The decision is not the final word. According to Reuters and the Los Angeles Times, Olguin granted the city’s motion to dismiss but gave the administration a chance to amend its complaint. That keeps the political fight alive, while still handing Los Angeles a meaningful courtroom win at a moment when immigration enforcement remains one of the White House’s sharpest pressure points against Democratic-run cities.

What the judge decided
The federal case, filed on June 30, 2025, targeted Los Angeles ordinance No. 188441, which took effect on December 19, 2024 and bars city resources from being used for federal immigration enforcement in most routine circumstances. Reuters reported that Olguin rejected the administration’s theory that the city had unlawfully tried to regulate the federal government itself. Instead, the ordinance was understood as a rule about what the city’s own agencies and employees may do.
That distinction is the core of the case. Washington argued that Los Angeles crossed a constitutional line by refusing to cooperate more fully with immigration authorities. The city answered that it was not blocking federal agents from enforcing federal law; it was deciding how far municipal staff, data systems, buildings, and local budgets should be drawn into that work.
| Key point | What it means | Why it matters now |
|---|---|---|
| Ordinance No. 188441 stays in place for now | Los Angeles can keep its current local limits on using city resources for immigration enforcement | The city avoids an immediate rollback of one of its highest-profile post-election policies |
| The complaint was dismissed with leave to amend | The administration can try again with a revised case | The legal fight is paused, not buried |
| The court focused on local control over local personnel | The city was treated as setting internal rules, not commandeering federal operations | That logic could shape similar clashes with other sanctuary jurisdictions |
Why Los Angeles treated this as a test case
Los Angeles leaders have spent the past year arguing that the city would become a national proving ground for how far a second Trump administration could push local governments on immigration. The sanctuary ordinance already sat alongside a broader web of city responses, including Mayor Karen Bass’ Directive 17, which tightened rules around federal use of city property and expanded reporting expectations around immigration operations.
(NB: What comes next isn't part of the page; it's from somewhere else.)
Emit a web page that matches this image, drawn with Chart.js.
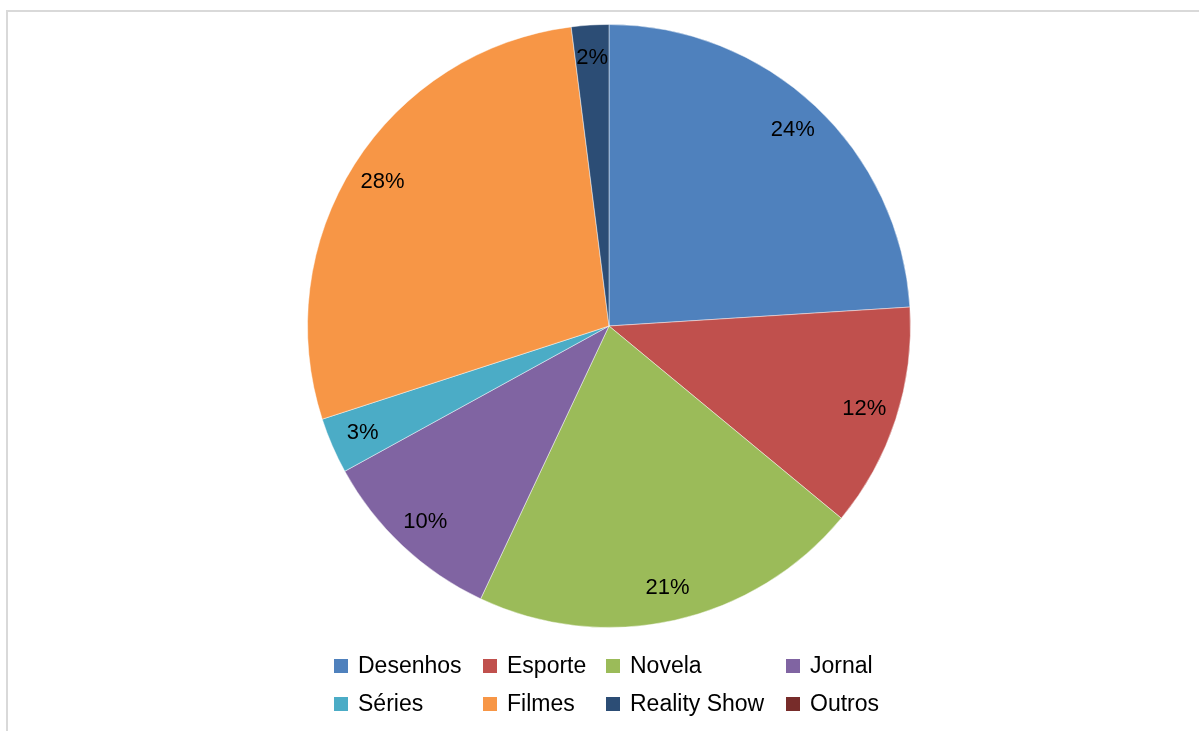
<!DOCTYPE html>
<html>
<head>
<meta charset="utf-8">
<title>Programas preferidos</title>
<script src="https://cdn.jsdelivr.net/npm/chart.js@4/dist/chart.umd.min.js"></script>
<style>
  html, body { margin: 0; padding: 0; background: #fff; overflow: hidden; }
  #wrap { position: relative; width: 1199px; height: 731px; }
  #frame {
    position: absolute; left: 6px; top: 10px; right: -10px; bottom: -10px;
    border: 2px solid #d9d9d9;
  }
  #pieChart { position: absolute; left: 0; top: 0; }
</style>
</head>
<body>
<div id="wrap">
  <div id="frame"></div>
  <canvas id="pieChart" width="1199" height="731"></canvas>
</div>
<script>
var categorias = ['Desenhos', 'Esporte', 'Novela', 'Jornal', 'Séries', 'Filmes', 'Reality Show', 'Outros'];
var percentuais = [24, 12, 21, 10, 3, 28, 2, 0];
var cores = ['#4f81bd', '#c0504d', '#9bbb59', '#8064a2', '#4bacc6', '#f79646', '#2c4d75', '#772c2a'];

var fonte = '"Liberation Sans", Arial, sans-serif';

// rotulos de porcentagem dentro das fatias
var rotulosFatias = {
    id: 'rotulosFatias',
    afterDatasetsDraw: function(chart) {
        var ctx = chart.ctx;
        var meta = chart.getDatasetMeta(0);
        ctx.save();
        ctx.font = '22px ' + fonte;
        ctx.fillStyle = '#000';
        ctx.textAlign = 'center';
        ctx.textBaseline = 'middle';
        meta.data.forEach(function(arc, i) {
            var v = percentuais[i];
            if (!v) return;
            var mid = (arc.startAngle + arc.endAngle) / 2;
            var r = arc.outerRadius * 0.89;
            ctx.fillText(v + '%', arc.x + Math.cos(mid) * r, arc.y + Math.sin(mid) * r);
        });
        ctx.restore();
    }
};

// legenda em grade de 4 colunas
var legendaGrade = {
    id: 'legendaGrade',
    afterDraw: function(chart) {
        var ctx = chart.ctx;
        var colunas = [334, 483, 606, 786];
        var linhas = [666, 704];
        ctx.save();
        ctx.font = '23px ' + fonte;
        ctx.textBaseline = 'middle';
        categorias.forEach(function(nome, i) {
            var x = colunas[i % 4];
            var y = linhas[Math.floor(i / 4)];
            ctx.fillStyle = cores[i];
            ctx.fillRect(x, y - 7, 14, 14);
            ctx.fillStyle = '#000';
            ctx.fillText(nome, x + 24, y + 1);
        });
        ctx.restore();
    }
};

var ctx = document.getElementById('pieChart').getContext('2d');
var myChart = new Chart(ctx, {
    type: 'pie',
    data: {
        labels: categorias,
        datasets: [{
            data: percentuais,
            backgroundColor: cores,
            borderColor: 'rgba(255,255,255,0.45)',
            borderWidth: 1
        }]
    },
    options: {
        responsive: false,
        animation: false,
        layout: { padding: { top: 24, bottom: 103, left: 19, right: 0 } },
        plugins: {
            legend: { display: false },
            tooltip: { enabled: false }
        }
    },
    plugins: [rotulosFatias, legendaGrade]
});
</script>
</body>
</html>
That is why the ruling lands as more than a procedural win. It tells City Hall that the first version of the federal challenge was not enough. It also tells other cities watching closely that courts may still draw a line between federal power to enforce immigration law and federal demands that local governments actively supply the muscle, buildings, and administrative plumbing.
How this fits the wider immigration fight
The ruling arrives as immigration enforcement battles have been spilling into nearly every layer of public life, from local jails and courthouse access to school systems, public-health providers, and major event planning. Archyde has tracked that pressure through federal immigration raids in Tennessee, the closure of the Everglades detention camp dubbed “Alligator Alcatraz”, and the visa and entry tensions hanging over World Cup travel.
Los Angeles sits at the center of that argument because it is large enough, visible enough, and politically symbolic enough to function as a message target. A win there would have given Washington a stronger template for challenging similar laws elsewhere. A loss, even a preliminary one, forces the administration to sharpen its constitutional theory before it can try again.
What to watch next
The immediate next step is straightforward: whether the Justice Department files an amended complaint and, if it does, whether it narrows the case to a more specific conflict with federal law instead of making the broader claim that Los Angeles cannot set these boundaries at all. That procedural question will determine whether this becomes a short-lived setback or the opening chapter in a longer appellate fight.
For readers, the bigger takeaway is simpler. Sanctuary-city battles are no longer just campaign rhetoric or cable-news shorthand. They are becoming technical fights over personnel rules, warrants, data access, detention cooperation, and the practical cost of asking local governments to help carry out federal immigration strategy. Los Angeles has won one round on those terms. It has not yet won the match.